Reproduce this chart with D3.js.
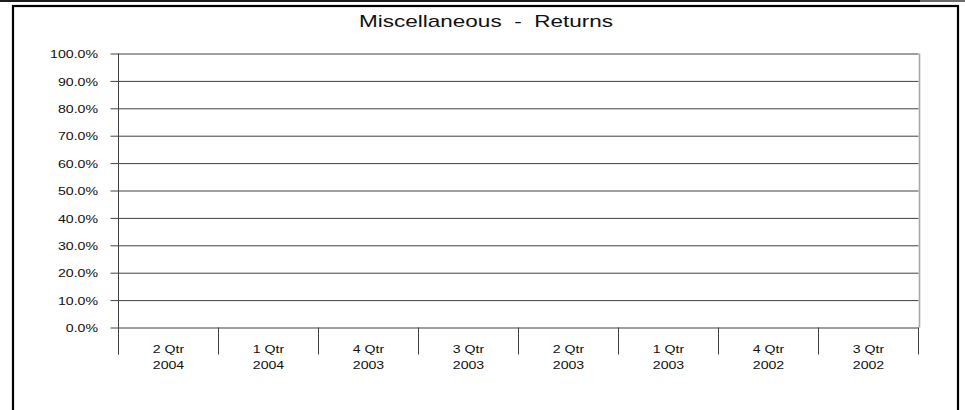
<!DOCTYPE html>
<html>
<head>
<meta charset="utf-8">
<script src="https://cdn.jsdelivr.net/npm/d3@7/dist/d3.min.js"></script>
<style>
  html, body { margin: 0; padding: 0; background: #fff; }
  svg { display: block; }
  text { font-family: "Liberation Sans", Arial, sans-serif; fill: #111; font-weight: normal; }
</style>
</head>
<body>
<svg id="chart" width="965" height="410"></svg>
<script>
// ---- data ----
const title = "Miscellaneous  -  Returns";
const quarters = ["2 Qtr", "1 Qtr", "4 Qtr", "3 Qtr", "2 Qtr", "1 Qtr", "4 Qtr", "3 Qtr"];
const years = ["2004", "2004", "2003", "2003", "2003", "2003", "2002", "2002"];
const returnsValues = [null, null, null, null, null, null, null, null]; // no data plotted
const yTicks = [0, 0.1, 0.2, 0.3, 0.4, 0.5, 0.6, 0.7, 0.8, 0.9, 1.0];

// ---- layout ----
const W = 965, H = 410;
const plot = { left: 118.5, right: 918.5, top: 53.5, bottom: 327.5 };
const SX = 1.22; // horizontal stretch of the raster fonts

const svg = d3.select("#chart");

// top strip
svg.append("rect").attr("x", 0).attr("y", 0).attr("width", 920).attr("height", 2).attr("fill", "#1c1c1c");
svg.append("rect").attr("x", 920).attr("y", 0).attr("width", 45).attr("height", 2).attr("fill", "#6a6a6a");
// outer frame
svg.append("rect").attr("x", 13).attr("y", 6).attr("width", 945).attr("height", 420)
  .attr("fill", "none").attr("stroke", "#000").attr("stroke-width", 2.2);

// title
svg.append("text")
  .attr("x", 359).attr("y", 26.5)
  .attr("font-size", 17)
  .attr("textLength", 254).attr("lengthAdjust", "spacingAndGlyphs")
  .style("white-space", "pre")
  .attr("xml:space", "preserve")
  .text(title);

// scales
const x = d3.scaleBand().domain(d3.range(quarters.length)).range([plot.left, plot.right]).padding(0);
const y = d3.scaleLinear().domain([0, 1]).range([plot.bottom, plot.top]);

// y axis with gridlines
const gridLen = plot.right - plot.left + 8;
const yAxis = d3.axisLeft(y).tickValues(yTicks).tickFormat(d3.format(".1%"))
  .tickSize(gridLen).tickPadding(12.5);
const gy = svg.append("g").attr("transform", `translate(${plot.right},0)`).call(yAxis);
gy.select(".domain").remove();
gy.selectAll(".tick line").attr("stroke", "#404040").attr("stroke-width", 1);
gy.selectAll(".tick text")
  .attr("font-size", 11.6)
  .attr("font-family", "Liberation Sans, Arial, sans-serif")
  .attr("fill", "#111")
  .attr("transform", function() {
    const xx = +d3.select(this).attr("x");
    return `translate(${xx},0) scale(${SX},1)`;
  })
  .attr("x", 0).attr("dy", "0.36em");

// right edge (gray)
svg.append("line").attr("x1", plot.right + 1).attr("x2", plot.right + 1)
  .attr("y1", plot.top).attr("y2", plot.bottom)
  .attr("stroke", "#a8a8a8").attr("stroke-width", 1.6);

// left axis line
svg.append("line").attr("x1", plot.left).attr("x2", plot.left)
  .attr("y1", plot.top).attr("y2", plot.bottom + 27)
  .attr("stroke", "#404040").attr("stroke-width", 1);

// category boundary ticks
const bounds = d3.range(quarters.length + 1).map(i => i < quarters.length ? x(i) : x(i - 1) + x.bandwidth());
svg.append("g").selectAll("line").data(bounds).join("line")
  .attr("x1", d => d).attr("x2", d => d)
  .attr("y1", plot.bottom).attr("y2", plot.bottom + 27)
  .attr("stroke", "#404040").attr("stroke-width", 1);

// category labels
const lab = svg.append("g").selectAll("g").data(quarters).join("g")
  .attr("transform", (d, i) => `translate(${x(i) + x.bandwidth() / 2},0)`);
lab.append("text")
  .attr("transform", `translate(0,353) scale(${SX},1)`)
  .attr("text-anchor", "middle").attr("font-size", 11.6)
  .text(d => d);
lab.append("text")
  .attr("transform", `translate(0,369) scale(${SX},1)`)
  .attr("text-anchor", "middle").attr("font-size", 11.6)
  .text((d, i) => years[i]);

// series (empty - no values to plot)
svg.append("g").selectAll("rect")
  .data(returnsValues.map((v, i) => ({ v, i })).filter(d => d.v != null))
  .join("rect")
  .attr("x", d => x(d.i) + x.bandwidth() * 0.25)
  .attr("width", x.bandwidth() * 0.5)
  .attr("y", d => y(d.v))
  .attr("height", d => y(0) - y(d.v))
  .attr("fill", "#336699");
</script>
</body>
</html>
____________________
Note every line above where the string "with" shows up, and copy those lines.

Output below:
Reproduce this chart with D3.js.
// y axis with gridlines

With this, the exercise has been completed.